SHARPpy sought to open source these computations and visualizations in order to facilitate reproducible open science, provide a cross-platform means of visualizing sounding data, and internally simplify the number of SHARP derivatives with unique code bases. While many of the goals were met by SHARPpy, it struggled in a few key areas:
Pure python is not a performant solution when post-processing gridded data, particularly when dealing with parcel lifting routines.
Maintaining an interactive data visualization application, complete with live access data feeds, and with a core computational library, was challenging.
The computational library component wasn’t very generalizable, in large part because I wrote the code while taking an OOP class, and everything became a nail to the object hammer.

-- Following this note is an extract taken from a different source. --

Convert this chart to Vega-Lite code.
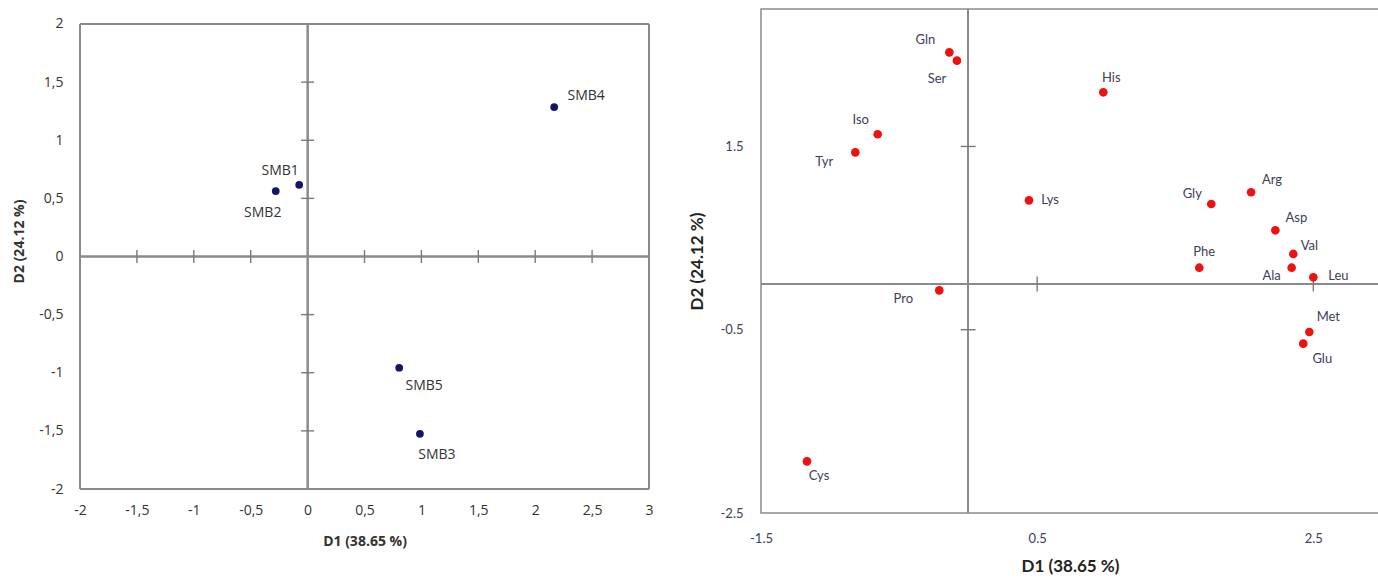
{
  "$schema": "https://vega.github.io/schema/vega-lite/v6.json",
  "background": "white",
  "padding": {"left": 12, "top": 7, "right": 0, "bottom": 0},
  "spacing": 33,
  "datasets": {
    "smb": [
      {"name": "SMB1", "D1": -0.074, "D2": 0.617},
      {"name": "SMB2", "D1": -0.28, "D2": 0.563},
      {"name": "SMB3", "D1": 0.987, "D2": -1.525},
      {"name": "SMB4", "D1": 2.167, "D2": 1.285},
      {"name": "SMB5", "D1": 0.805, "D2": -0.957}
    ],
    "aa": [
      {"name": "Gln", "D1": -0.136, "D2": 2.527},
      {"name": "Ser", "D1": -0.081, "D2": 2.436},
      {"name": "Iso", "D1": -0.655, "D2": 1.633},
      {"name": "Tyr", "D1": -0.817, "D2": 1.436},
      {"name": "Lys", "D1": 0.441, "D2": 0.912},
      {"name": "His", "D1": 0.979, "D2": 2.091},
      {"name": "Arg", "D1": 2.049, "D2": 1.0},
      {"name": "Gly", "D1": 1.761, "D2": 0.872},
      {"name": "Asp", "D1": 2.225, "D2": 0.585},
      {"name": "Val", "D1": 2.355, "D2": 0.327},
      {"name": "Phe", "D1": 1.674, "D2": 0.177},
      {"name": "Ala", "D1": 2.343, "D2": 0.177},
      {"name": "Leu", "D1": 2.5, "D2": 0.072},
      {"name": "Met", "D1": 2.471, "D2": -0.525},
      {"name": "Glu", "D1": 2.427, "D2": -0.652},
      {"name": "Pro", "D1": -0.209, "D2": -0.07},
      {"name": "Cys", "D1": -1.167, "D2": -1.936}
    ],
    "ticksLx": [
      {"D1": -1.5, "D2": 0}, {"D1": -1, "D2": 0}, {"D1": -0.5, "D2": 0}, {"D1": 0.5, "D2": 0},
      {"D1": 1, "D2": 0}, {"D1": 1.5, "D2": 0}, {"D1": 2, "D2": 0}, {"D1": 2.5, "D2": 0}
    ],
    "ticksLy": [
      {"D1": 0, "D2": 1.5}, {"D1": 0, "D2": 1}, {"D1": 0, "D2": 0.5},
      {"D1": 0, "D2": -0.5}, {"D1": 0, "D2": -1}, {"D1": 0, "D2": -1.5}
    ],
    "ticksRx": [{"D1": 0.5, "D2": 0}, {"D1": 2.5, "D2": 0}],
    "ticksRy": [{"D1": 0, "D2": 1.5}, {"D1": 0, "D2": -0.5}]
  },
  "hconcat": [
    {
      "width": 569,
      "height": 480,
      "view": {"stroke": null},
      "data": {"name": "smb"},
      "encoding": {
        "x": {"field": "D1", "type": "quantitative",
          "scale": {"domain": [-2, 3], "nice": false, "zero": false},
          "axis": {"values": [-2, -1.5, -1, -0.5, 0, 0.5, 1, 1.5, 2, 2.5, 3],
            "labelExpr": "replace(toString(datum.value), '.', ',')",
            "domain": false, "ticks": false, "grid": false, "labelFlush": false, "labelOverlap": false,
            "labelPadding": 14, "labelFontSize": 14, "labelColor": "#333333", "labelFont": "Open Sans",
            "title": "D1 (38.65 %)", "titleFont": "Open Sans", "titleFontSize": 14, "titleFontWeight": "bold",
            "titleColor": "#333333", "titlePadding": 17}},
        "y": {"field": "D2", "type": "quantitative",
          "scale": {"domain": [-2, 2.129], "nice": false, "zero": false},
          "axis": {"values": [-2, -1.5, -1, -0.5, 0, 0.5, 1, 1.5, 2],
            "labelExpr": "replace(toString(datum.value), '.', ',')",
            "domain": false, "ticks": false, "grid": false, "labelFlush": false, "labelOverlap": false,
            "labelPadding": 17, "labelFontSize": 14, "labelColor": "#333333", "labelFont": "Open Sans",
            "title": "D2 (24.12 %)", "titleFont": "Open Sans", "titleFontSize": 14, "titleFontWeight": "bold",
            "titleColor": "#333333", "titlePadding": 12, "titleY": 232}}
      },
      "layer": [
        {"mark": {"type": "rule", "color": "#8a8a8a", "strokeWidth": 1.5}, "encoding": {"y": {"datum": 2, "type": "quantitative"}, "x": null}},
        {"mark": {"type": "rule", "color": "#8a8a8a", "strokeWidth": 1.5}, "encoding": {"y": {"datum": -2, "type": "quantitative"}, "x": null}},
        {"mark": {"type": "rule", "color": "#8a8a8a", "strokeWidth": 1.5}, "encoding": {"x": {"datum": -2, "type": "quantitative"}, "y": {"datum": -2, "type": "quantitative"}, "y2": {"datum": 2}}},
        {"mark": {"type": "rule", "color": "#8a8a8a", "strokeWidth": 1.5}, "encoding": {"x": {"datum": 3, "type": "quantitative"}, "y": {"datum": -2, "type": "quantitative"}, "y2": {"datum": 2}}},
        {"mark": {"type": "rule", "color": "#8a8a8a", "strokeWidth": 1.5}, "encoding": {"x": {"datum": 0, "type": "quantitative"}, "y": {"datum": -2, "type": "quantitative"}, "y2": {"datum": 2}}},
        {"mark": {"type": "rule", "color": "#8a8a8a", "strokeWidth": 1.5}, "encoding": {"y": {"datum": 0, "type": "quantitative"}, "x": null}},
        {"data": {"name": "ticksLx"},
          "mark": {"type": "point", "shape": "M0,-1L0,1", "filled": false, "color": "#7a7a7a", "strokeWidth": 1.4, "size": 169, "opacity": 1}},
        {"data": {"name": "ticksLy"},
          "mark": {"type": "point", "shape": "M-1,0L1,0", "filled": false, "color": "#7a7a7a", "strokeWidth": 1.4, "size": 169, "opacity": 1}},
        {"mark": {"type": "circle", "color": "#14146b", "opacity": 1, "size": 60}},
        {"transform": [{"filter": "datum.name == 'SMB1'"}], "mark": {"type": "text", "font": "Open Sans", "fontSize": 14, "color": "#333333", "dx": -19, "dy": -14}, "encoding": {"text": {"field": "name"}}},
        {"transform": [{"filter": "datum.name == 'SMB2'"}], "mark": {"type": "text", "font": "Open Sans", "fontSize": 14, "color": "#333333", "dx": -13, "dy": 22}, "encoding": {"text": {"field": "name"}}},
        {"transform": [{"filter": "datum.name == 'SMB3'"}], "mark": {"type": "text", "font": "Open Sans", "fontSize": 14, "color": "#333333", "dx": 17, "dy": 21}, "encoding": {"text": {"field": "name"}}},
        {"transform": [{"filter": "datum.name == 'SMB4'"}], "mark": {"type": "text", "font": "Open Sans", "fontSize": 14, "color": "#333333", "dx": 32, "dy": -11}, "encoding": {"text": {"field": "name"}}},
        {"transform": [{"filter": "datum.name == 'SMB5'"}], "mark": {"type": "text", "font": "Open Sans", "fontSize": 14, "color": "#333333", "dx": 25, "dy": 18}, "encoding": {"text": {"field": "name"}}}
      ]
    },
    {
      "width": 620,
      "height": 504,
      "data": {"name": "aa"},
      "encoding": {
        "x": {"field": "D1", "type": "quantitative",
          "scale": {"domain": [-1.5, 2.99], "nice": false, "zero": false},
          "axis": {"values": [-1.5, 0.5, 2.5],
            "labelExpr": "toString(datum.value)",
            "domain": false, "ticks": false, "grid": false, "labelFlush": false, "labelOverlap": false,
            "labelPadding": 19, "labelFontSize": 13, "labelColor": "#3c4058", "labelFont": "Lato",
            "title": "D1 (38.65 %)", "titleFont": "Lato", "titleFontSize": 17, "titleFontWeight": "bold",
            "titleColor": "#222222", "titlePadding": 13, "titleX": 309}},
        "y": {"field": "D2", "type": "quantitative",
          "scale": {"domain": [-2.5, 3], "nice": false, "zero": false},
          "axis": {"values": [-2.5, -0.5, 1.5],
            "labelExpr": "toString(datum.value)",
            "domain": false, "ticks": false, "grid": false, "labelFlush": false, "labelOverlap": false,
            "labelPadding": 18, "labelFontSize": 13, "labelColor": "#3c4058", "labelFont": "Lato",
            "title": "D2 (24.12 %)", "titleFont": "Lato", "titleFontSize": 17, "titleFontWeight": "bold",
            "titleColor": "#222222", "titlePadding": 14}}
      },
      "layer": [
        {"mark": {"type": "rule", "color": "#8a8a8a", "strokeWidth": 1.5}, "encoding": {"x": {"datum": 0, "type": "quantitative"}, "y": null}},
        {"mark": {"type": "rule", "color": "#8a8a8a", "strokeWidth": 1.5}, "encoding": {"y": {"datum": 0, "type": "quantitative"}, "x": null}},
        {"data": {"name": "ticksRx"},
          "mark": {"type": "point", "shape": "M0,-1L0,1", "filled": false, "color": "#7a7a7a", "strokeWidth": 1.4, "size": 225, "opacity": 1}},
        {"data": {"name": "ticksRy"},
          "mark": {"type": "point", "shape": "M-1,0L1,0", "filled": false, "color": "#7a7a7a", "strokeWidth": 1.4, "size": 225, "opacity": 1}},
        {"mark": {"type": "circle", "color": "#ee1111", "opacity": 1, "size": 75}},
        {"transform": [{"filter": "datum.name == 'Gln'"}], "mark": {"type": "text", "font": "Lato", "fontSize": 13, "color": "#3c4058", "dx": -24, "dy": -12}, "encoding": {"text": {"field": "name"}}},
        {"transform": [{"filter": "datum.name == 'Ser'"}], "mark": {"type": "text", "font": "Lato", "fontSize": 13, "color": "#3c4058", "dx": -20, "dy": 18}, "encoding": {"text": {"field": "name"}}},
        {"transform": [{"filter": "datum.name == 'Iso'"}], "mark": {"type": "text", "font": "Lato", "fontSize": 13, "color": "#3c4058", "dx": -17, "dy": -14}, "encoding": {"text": {"field": "name"}}},
        {"transform": [{"filter": "datum.name == 'Tyr'"}], "mark": {"type": "text", "font": "Lato", "fontSize": 13, "color": "#3c4058", "dx": -31, "dy": 10}, "encoding": {"text": {"field": "name"}}},
        {"transform": [{"filter": "datum.name == 'Lys'"}], "mark": {"type": "text", "font": "Lato", "fontSize": 13, "color": "#3c4058", "dx": 21, "dy": 0}, "encoding": {"text": {"field": "name"}}},
        {"transform": [{"filter": "datum.name == 'His'"}], "mark": {"type": "text", "font": "Lato", "fontSize": 13, "color": "#3c4058", "dx": 8, "dy": -14}, "encoding": {"text": {"field": "name"}}},
        {"transform": [{"filter": "datum.name == 'Arg'"}], "mark": {"type": "text", "font": "Lato", "fontSize": 13, "color": "#3c4058", "dx": 21, "dy": -12}, "encoding": {"text": {"field": "name"}}},
        {"transform": [{"filter": "datum.name == 'Gly'"}], "mark": {"type": "text", "font": "Lato", "fontSize": 13, "color": "#3c4058", "dx": -19, "dy": -10}, "encoding": {"text": {"field": "name"}}},
        {"transform": [{"filter": "datum.name == 'Asp'"}], "mark": {"type": "text", "font": "Lato", "fontSize": 13, "color": "#3c4058", "dx": 21, "dy": -12}, "encoding": {"text": {"field": "name"}}},
        {"transform": [{"filter": "datum.name == 'Val'"}], "mark": {"type": "text", "font": "Lato", "fontSize": 13, "color": "#3c4058", "dx": 16, "dy": -8}, "encoding": {"text": {"field": "name"}}},
        {"transform": [{"filter": "datum.name == 'Phe'"}], "mark": {"type": "text", "font": "Lato", "fontSize": 13, "color": "#3c4058", "dx": 5, "dy": -16}, "encoding": {"text": {"field": "name"}}},
        {"transform": [{"filter": "datum.name == 'Ala'"}], "mark": {"type": "text", "font": "Lato", "fontSize": 13, "color": "#3c4058", "dx": -20, "dy": 8}, "encoding": {"text": {"field": "name"}}},
        {"transform": [{"filter": "datum.name == 'Leu'"}], "mark": {"type": "text", "font": "Lato", "fontSize": 13, "color": "#3c4058", "dx": 25, "dy": -1}, "encoding": {"text": {"field": "name"}}},
        {"transform": [{"filter": "datum.name == 'Met'"}], "mark": {"type": "text", "font": "Lato", "fontSize": 13, "color": "#3c4058", "dx": 19, "dy": -15}, "encoding": {"text": {"field": "name"}}},
        {"transform": [{"filter": "datum.name == 'Glu'"}], "mark": {"type": "text", "font": "Lato", "fontSize": 13, "color": "#3c4058", "dx": 19, "dy": 15}, "encoding": {"text": {"field": "name"}}},
        {"transform": [{"filter": "datum.name == 'Pro'"}], "mark": {"type": "text", "font": "Lato", "fontSize": 13, "color": "#3c4058", "dx": -36, "dy": 9}, "encoding": {"text": {"field": "name"}}},
        {"transform": [{"filter": "datum.name == 'Cys'"}], "mark": {"type": "text", "font": "Lato", "fontSize": 13, "color": "#3c4058", "dx": 12, "dy": 15}, "encoding": {"text": {"field": "name"}}}
      ]
    }
  ],
  "config": {
    "view": {"stroke": "#8a8a8a", "strokeWidth": 1.5},
    "text": {"align": "center", "baseline": "middle"}
  }
}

SHARPlib seeks to continue with and improve upon the successes of SHARPpy, while having the benefit of more experience and hindsight. It is most analogous to the sharppy.sharptab
import, but written in C++ for performance and wrapped for Python/Numpy using nanobind. It is separate from any visualization software and dependencies, generalized to be more composable where appropriate, and optimised for performance.
License#
This software was developed by the US government:
National Oceanic and Atmospheric Administration
National Weather Service
National Centers for Environmental Prediction
Storm Prediction Center
This is free and unencumbered software released into the public domain.
Anyone is free to copy, modify, publish, use, compile, sell, or distribute this software, either in source code form or as a compiled binary, for any purpose, commercial or non-commercial, and by any means.
In jurisdictions that recognize copyright laws, the author or authors of this software dedicate any and all copyright interest in the software to the public domain. We make this dedication for the benefit of the public at large and to the detriment of our heirs and successors. We intend this dedication to be an overt act of relinquishment in perpetuity of all present and future rights to this software under copyright law.
THE SOFTWARE IS PROVIDED “AS IS”, WITHOUT WARRANTY OF ANY KIND, EXPRESS OR IMPLIED, INCLUDING BUT NOT LIMITED TO THE WARRANTIES OF MERCHANTABILITY, FITNESS FOR A PARTICULAR PURPOSE AND NONINFRINGEMENT. IN NO EVENT SHALL THE AUTHORS BE LIABLE FOR ANY CLAIM, DAMAGES OR OTHER LIABILITY, WHETHER IN AN ACTION OF CONTRACT, TORT OR OTHERWISE, ARISING FROM, OUT OF OR IN CONNECTION WITH THE SOFTWARE OR THE USE OR OTHER DEALINGS IN THE SOFTWARE.